In psychotherapy, people often talk about how they are disappointed with their station in life. By any given age, they should have had more toys, done more stuff, accomplished more More. Some people feel this way because the course of their life has varied a bit from what they'd mapped out-- maybe they didn't make it through college, maybe the love of their life disappointed them, maybe a bad break derailed them. Maybe they didn't like what they started out to do and changed paths a bunch of times in search of something more interesting.
I've taken to saying to these people (and I say it a lot) "For some people life is about the journey, for others it's about the destination. For you, it's about the journey." So what if someone hits 25 or 30 or 90 and they haven't finished college or they haven't finished law school or they aren't well up that longed-for (and often miserable) corporate ladder. If you aren't there, if you don't have the car/house/whatever you thought you'd have, it's disappointing and it causes a lot of preoccupation. I'll point out, however, that many people objectively have all the things one "should" have by whatever age, in the world's eye they have every measure of "success" and yet they still strive, still feel disappointed.
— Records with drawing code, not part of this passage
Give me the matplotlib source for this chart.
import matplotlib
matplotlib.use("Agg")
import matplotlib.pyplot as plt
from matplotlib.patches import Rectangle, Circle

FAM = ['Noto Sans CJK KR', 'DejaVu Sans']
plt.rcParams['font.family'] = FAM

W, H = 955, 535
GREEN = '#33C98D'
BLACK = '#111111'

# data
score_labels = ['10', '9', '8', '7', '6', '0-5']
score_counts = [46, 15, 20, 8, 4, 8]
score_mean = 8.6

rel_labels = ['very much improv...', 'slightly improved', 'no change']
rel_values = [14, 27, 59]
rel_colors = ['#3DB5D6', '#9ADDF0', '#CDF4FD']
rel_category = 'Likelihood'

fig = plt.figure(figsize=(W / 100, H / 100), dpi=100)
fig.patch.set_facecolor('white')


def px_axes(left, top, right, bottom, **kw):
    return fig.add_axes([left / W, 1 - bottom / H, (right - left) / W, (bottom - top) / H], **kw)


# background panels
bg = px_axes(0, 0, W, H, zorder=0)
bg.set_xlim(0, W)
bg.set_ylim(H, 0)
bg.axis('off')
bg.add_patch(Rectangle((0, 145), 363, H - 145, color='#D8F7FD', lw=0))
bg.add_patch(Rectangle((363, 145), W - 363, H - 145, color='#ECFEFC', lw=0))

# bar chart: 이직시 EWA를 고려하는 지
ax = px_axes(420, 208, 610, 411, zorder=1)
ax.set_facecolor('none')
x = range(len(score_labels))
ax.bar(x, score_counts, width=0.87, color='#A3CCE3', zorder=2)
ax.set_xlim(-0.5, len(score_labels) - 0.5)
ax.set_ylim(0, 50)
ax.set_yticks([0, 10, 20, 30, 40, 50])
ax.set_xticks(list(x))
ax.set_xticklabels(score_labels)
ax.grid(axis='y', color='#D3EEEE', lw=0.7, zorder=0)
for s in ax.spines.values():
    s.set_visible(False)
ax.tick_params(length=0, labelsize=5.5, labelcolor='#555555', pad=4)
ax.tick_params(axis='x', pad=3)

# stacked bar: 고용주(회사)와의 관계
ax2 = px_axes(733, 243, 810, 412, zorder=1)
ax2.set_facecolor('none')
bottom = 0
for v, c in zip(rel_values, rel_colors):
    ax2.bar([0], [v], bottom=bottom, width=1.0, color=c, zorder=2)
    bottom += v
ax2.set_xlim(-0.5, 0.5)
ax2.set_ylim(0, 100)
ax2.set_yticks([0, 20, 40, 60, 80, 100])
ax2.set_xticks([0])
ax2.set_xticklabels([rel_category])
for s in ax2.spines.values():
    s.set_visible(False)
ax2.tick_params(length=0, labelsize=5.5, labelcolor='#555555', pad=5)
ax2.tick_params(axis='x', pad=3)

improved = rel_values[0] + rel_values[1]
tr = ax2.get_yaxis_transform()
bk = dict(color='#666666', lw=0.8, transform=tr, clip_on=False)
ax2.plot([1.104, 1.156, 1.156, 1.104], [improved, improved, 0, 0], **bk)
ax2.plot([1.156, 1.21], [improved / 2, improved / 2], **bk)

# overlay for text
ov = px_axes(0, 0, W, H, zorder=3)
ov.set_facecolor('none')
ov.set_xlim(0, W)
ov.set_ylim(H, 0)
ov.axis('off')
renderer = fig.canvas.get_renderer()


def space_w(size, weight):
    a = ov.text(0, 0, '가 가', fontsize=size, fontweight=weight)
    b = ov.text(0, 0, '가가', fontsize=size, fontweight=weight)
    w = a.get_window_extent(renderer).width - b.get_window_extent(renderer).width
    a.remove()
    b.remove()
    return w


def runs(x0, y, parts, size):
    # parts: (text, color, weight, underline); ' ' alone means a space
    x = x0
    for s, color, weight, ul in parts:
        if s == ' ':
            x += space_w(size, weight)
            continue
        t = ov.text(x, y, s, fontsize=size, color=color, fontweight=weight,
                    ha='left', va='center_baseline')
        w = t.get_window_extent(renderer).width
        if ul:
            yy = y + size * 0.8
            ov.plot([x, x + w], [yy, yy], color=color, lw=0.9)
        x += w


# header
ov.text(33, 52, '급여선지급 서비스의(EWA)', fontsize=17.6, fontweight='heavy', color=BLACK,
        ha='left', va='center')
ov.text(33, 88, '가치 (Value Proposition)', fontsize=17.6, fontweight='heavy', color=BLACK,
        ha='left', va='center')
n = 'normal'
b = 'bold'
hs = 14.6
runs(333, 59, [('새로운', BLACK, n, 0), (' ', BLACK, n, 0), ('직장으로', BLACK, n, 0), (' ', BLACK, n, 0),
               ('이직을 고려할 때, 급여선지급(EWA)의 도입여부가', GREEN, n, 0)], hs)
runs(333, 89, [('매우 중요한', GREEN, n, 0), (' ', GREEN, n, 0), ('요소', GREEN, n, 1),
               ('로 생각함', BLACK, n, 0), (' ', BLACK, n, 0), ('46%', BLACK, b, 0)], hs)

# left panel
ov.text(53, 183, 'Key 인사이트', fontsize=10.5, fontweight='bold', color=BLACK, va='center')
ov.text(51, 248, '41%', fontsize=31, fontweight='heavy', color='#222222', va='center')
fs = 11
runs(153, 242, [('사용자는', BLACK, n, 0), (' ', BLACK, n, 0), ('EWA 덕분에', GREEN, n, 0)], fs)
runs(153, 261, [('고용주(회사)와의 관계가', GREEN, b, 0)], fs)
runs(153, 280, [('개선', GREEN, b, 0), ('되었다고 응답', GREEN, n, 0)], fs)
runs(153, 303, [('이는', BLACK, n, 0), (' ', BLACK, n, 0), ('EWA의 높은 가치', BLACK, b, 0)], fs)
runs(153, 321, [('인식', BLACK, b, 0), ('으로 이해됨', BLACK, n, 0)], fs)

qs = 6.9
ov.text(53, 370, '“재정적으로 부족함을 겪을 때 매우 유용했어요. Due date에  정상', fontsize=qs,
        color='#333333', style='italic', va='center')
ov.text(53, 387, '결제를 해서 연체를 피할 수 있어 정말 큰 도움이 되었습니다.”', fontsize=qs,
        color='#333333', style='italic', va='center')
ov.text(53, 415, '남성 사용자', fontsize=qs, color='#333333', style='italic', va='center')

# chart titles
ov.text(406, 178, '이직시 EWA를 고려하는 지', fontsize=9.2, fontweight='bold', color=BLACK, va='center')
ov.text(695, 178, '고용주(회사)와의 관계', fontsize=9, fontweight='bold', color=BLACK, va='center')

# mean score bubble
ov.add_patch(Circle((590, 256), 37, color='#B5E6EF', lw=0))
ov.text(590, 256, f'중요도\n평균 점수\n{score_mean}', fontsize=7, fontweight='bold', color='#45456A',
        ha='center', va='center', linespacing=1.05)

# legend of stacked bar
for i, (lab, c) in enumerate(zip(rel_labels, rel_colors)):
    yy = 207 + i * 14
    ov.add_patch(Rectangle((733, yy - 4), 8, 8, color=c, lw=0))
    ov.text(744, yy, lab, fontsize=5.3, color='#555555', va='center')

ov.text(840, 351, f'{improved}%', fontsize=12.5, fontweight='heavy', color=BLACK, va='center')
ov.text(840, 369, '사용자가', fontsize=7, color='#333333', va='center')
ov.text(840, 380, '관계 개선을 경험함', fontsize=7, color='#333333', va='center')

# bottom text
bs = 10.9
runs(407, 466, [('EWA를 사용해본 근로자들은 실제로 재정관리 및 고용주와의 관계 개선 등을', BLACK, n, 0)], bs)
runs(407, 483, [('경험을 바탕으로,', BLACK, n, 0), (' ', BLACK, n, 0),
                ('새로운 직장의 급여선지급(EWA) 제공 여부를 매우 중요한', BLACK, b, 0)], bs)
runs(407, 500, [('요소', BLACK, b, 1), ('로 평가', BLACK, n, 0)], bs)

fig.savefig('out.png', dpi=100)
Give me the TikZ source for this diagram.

There's always more money to be made, more toys to be had, another promotion that should have been gotten, more grants, more publications, the vacation home: a story of failure.
Why do we do this? Why are we always measuring ourselves and why have we set it so that some people are deemed failures (by themselves, by others). It's good if you can support yourself financially, it's good to be happy, enjoy the journey.
If my teenagers read this they would deem me the world's biggest hypocrite. They would be right. I am a destination person: I wrote my eighth grade career report on becoming a psychiatrist (I think I was going to do research at Duke running rats through mazes, but hey...). I went through college in three and a half years, went straight to medical school then residency, was a mom by 30, and I've encouraged (the older one would say "pushed") my kids to do well in school and strive. I struggle with a teenage boy who values television and video games and sees my life as a rat race. Last year he told me his "goal" was to win three-quarters of his on-line games. Oh, he's on the same trip (I think), off to college in the fall, but he'd rather not let anyone know.
So two more comments on journeys versus destinations:
One on the college application process--- oy! The kid filled in one application that had 5 essays: they included asking what professor he wanted to do research with, and "write page 217 of your 300 page autobiography." All the colleges asked what he had to add to ...diversity, life, whatever. It seemed like a lot of clarity, focus, accomplishment and form was wanted from a 16 year old boy. The college application process is a destination thing.
Second: yes, I really did write about wanting to be a psychiatrist when I was 13. Why? Yeah, why? I'd never met a psychiatrist, no one in my family is a doctor (much less a shrink), and I'd never met anyone with a mental illness. If anyone figures it out, please call me.
So: my take on it: Clink is a destination person, even if she does stop to smell the mushrooms. Roy is also mostly a destination person, but within the path, he swerves around a bit.